Congratulations on the pending marriage and being a first-time home shopper (maybe buyer).  I am not trained in the real estate market or pretend to have all the answers to buying a new home.  What I can do is share with you my checklist of items to look for and/or wish I had known when I purchased my first home. 


Before you rush into shopping it would be good for you and your partner to create a list of wants and needs.  Don’t be afraid to dream in detail or with broad brush strokes.  Once you start shopping you will quickly learn what you do and don’t like.  In something this big it is okay to be picky but there generally will be a concession of something along the way. Just make sure it isn’t a MUST-HAVE.  For example, a cul-de-sac can’t be added on in the future. 

TIP ~ The selling agent should be different than the buying agent.  As far as I know, it isn’t illegal for the same agent to represent both sides but it sure does muddy the water.  Don’t be afraid to seek out another agent if this happens. Agents often work with a team and hand off one side of the transaction.
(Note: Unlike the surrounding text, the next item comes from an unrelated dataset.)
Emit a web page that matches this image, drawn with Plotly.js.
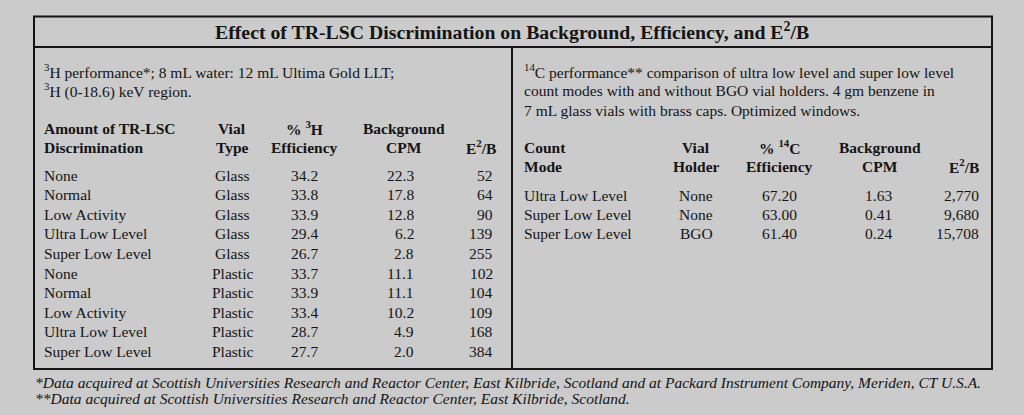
<!DOCTYPE html>
<html>
<head>
<meta charset="utf-8">
<script src="https://cdn.plot.ly/plotly-3.0.1.min.js"></script>
<style>
  html, body { margin: 0; padding: 0; background: #cbcbcb; }
  #myPlot { width: 1024px; height: 415px; }
</style>
</head>
<body>
<div id="myPlot"></div>
<script>
// Table data, 3H (left panel)
const h3Mode = ['None', 'Normal', 'Low Activity', 'Ultra Low Level', 'Super Low Level',
                'None', 'Normal', 'Low Activity', 'Ultra Low Level', 'Super Low Level'];
const h3Vial = ['Glass', 'Glass', 'Glass', 'Glass', 'Glass',
                'Plastic', 'Plastic', 'Plastic', 'Plastic', 'Plastic'];
const h3Eff = [34.2, 33.8, 33.9, 29.4, 26.7, 33.7, 33.9, 33.4, 28.7, 27.7];
const h3Bkg = [22.3, 17.8, 12.8, 6.2, 2.8, 11.1, 11.1, 10.2, 4.9, 2.0];
const h3E2B = [52, 64, 90, 139, 255, 102, 104, 109, 168, 384];

// Table data, 14C (right panel)
const c14Mode = ['Ultra Low Level', 'Super Low Level', 'Super Low Level'];
const c14Holder = ['None', 'None', 'BGO'];
const c14Eff = [67.20, 63.00, 61.40];
const c14Bkg = [1.63, 0.41, 0.24];
const c14E2B = [2770, 9680, 15708];

// Texts
const tableTitle = 'Effect of TR-LSC Discrimination on Background, Efficiency, and E<sup>2</sup>/B';
const h3Notes = ['<sup>3</sup>H performance*; 8 mL water: 12 mL Ultima Gold LLT;',
                 '<sup>3</sup>H (0-18.6) keV region.'];
const c14Notes = ['<sup>14</sup>C performance** comparison of ultra low level and super low level',
                  'count modes with and without BGO vial holders. 4 gm benzene in',
                  '7 mL glass vials with brass caps. Optimized windows.'];
const h3Head1 = ['Amount of TR-LSC', 'Vial', '% <sup>3</sup>H', 'Background', ''];
const h3Head2 = ['Discrimination', 'Type', 'Efficiency', 'CPM', 'E<sup>2</sup>/B'];
const c14Head1 = ['Count', 'Vial', '% <sup>14</sup>C', 'Background', ''];
const c14Head2 = ['Mode', 'Holder', 'Efficiency', 'CPM', 'E<sup>2</sup>/B'];
const footnotes = ['*Data acquired at Scottish Universities Research and Reactor Center, East Kilbride, Scotland and at Packard Instrument Company, Meriden, CT U.S.A.',
                   '**Data acquired at Scottish Universities Research and Reactor Center, East Kilbride, Scotland.'];

const ink = '#141414';
const serif = '"Liberation Serif", "Times New Roman", serif';
const bodyFont = {family: serif, size: 15.5, color: ink};

const annotations = [];
function addText(x, y, text, anchor, font) {
    if (!text) return;
    annotations.push({
        xref: 'x', yref: 'y', x: x, y: y, text: text,
        xanchor: anchor, yanchor: 'middle', showarrow: false,
        font: font, borderpad: 0
    });
}

// title
addText(512, 31, '<b>' + tableTitle + '</b>', 'center', {family: serif, size: 19.8, color: ink});

// left panel
h3Notes.forEach((t, i) => addText(43, 71 + i * 19.5, t, 'left', bodyFont));
const h3ColX = [43, 232, 304, 404, 497];
const h3ColA = ['left', 'center', 'center', 'center', 'right'];
h3Head1.forEach((t, i) => addText(h3ColX[i], 128, t && '<b>' + t + '</b>', h3ColA[i], bodyFont));
h3Head2.forEach((t, i) => addText(h3ColX[i], 147, t && '<b>' + t + '</b>', h3ColA[i], bodyFont));
h3Mode.forEach((m, i) => {
    const y = 175 + i * 19.6;
    addText(43, y, m, 'left', bodyFont);
    addText(232, y, h3Vial[i], 'center', bodyFont);
    addText(304, y, h3Eff[i].toFixed(1), 'center', bodyFont);
    addText(415, y, h3Bkg[i].toFixed(1), 'right', bodyFont);
    addText(494, y, String(h3E2B[i]), 'right', bodyFont);
});

// right panel
c14Notes.forEach((t, i) => addText(523, 71 + i * 19.5, t, 'left', bodyFont));
const c14ColX = [523, 696, 779, 880, 980];
const c14ColA = ['left', 'center', 'center', 'center', 'right'];
c14Head1.forEach((t, i) => addText(c14ColX[i], 147, t && '<b>' + t + '</b>', c14ColA[i], bodyFont));
c14Head2.forEach((t, i) => addText(c14ColX[i], 166, t && '<b>' + t + '</b>', c14ColA[i], bodyFont));
c14Mode.forEach((m, i) => {
    const y = 195 + i * 19.4;
    addText(523, y, m, 'left', bodyFont);
    addText(696, y, c14Holder[i], 'center', bodyFont);
    addText(779, y, c14Eff[i].toFixed(2), 'center', bodyFont);
    addText(893, y, c14Bkg[i].toFixed(2), 'right', bodyFont);
    addText(980, y, c14E2B[i].toLocaleString('en-US'), 'right', bodyFont);
});

// footnotes
footnotes.forEach((t, i) => addText(34, 382 + i * 16, '<i>' + t + '</i>', 'left',
    {family: serif, size: 15.5, color: ink}));

// box lines
const lineStyle = {color: ink, width: 2};
const shapes = [
    {type: 'rect', xref: 'x', yref: 'y', x0: 34, x1: 992, y0: 16.5, y1: 369, line: lineStyle},
    {type: 'line', xref: 'x', yref: 'y', x0: 34, x1: 992, y0: 47, y1: 47, line: lineStyle},
    {type: 'line', xref: 'x', yref: 'y', x0: 512, x1: 512, y0: 47, y1: 369, line: lineStyle},
];

const data = [{x: [], y: [], type: 'scatter', mode: 'markers', hoverinfo: 'skip'}];

const layout = {
    width: 1024,
    height: 415,
    margin: {l: 0, r: 0, t: 0, b: 0, pad: 0},
    xaxis: {range: [0, 1024], visible: false, fixedrange: true},
    yaxis: {range: [415, 0], visible: false, fixedrange: true},
    showlegend: false,
    paper_bgcolor: '#cbcbcb',
    plot_bgcolor: '#cbcbcb',
    annotations: annotations,
    shapes: shapes,
};

Plotly.newPlot('myPlot', data, layout, {staticPlot: true, displayModeBar: false});
</script>
</body>
</html>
You want someone watching out for your best interest. 


Some may say the budget should come first but it feels like having to eat your veggies before you get dessert.  Buying a home is exciting so I say dream a little upfront. Note I said a little. Then get to setting your budget.  If you follow Dave Ramsey you will know that he recommends your mortgage not exceed 25% of your pay.  It is a fair rule that will help keep you out of trouble in the future.   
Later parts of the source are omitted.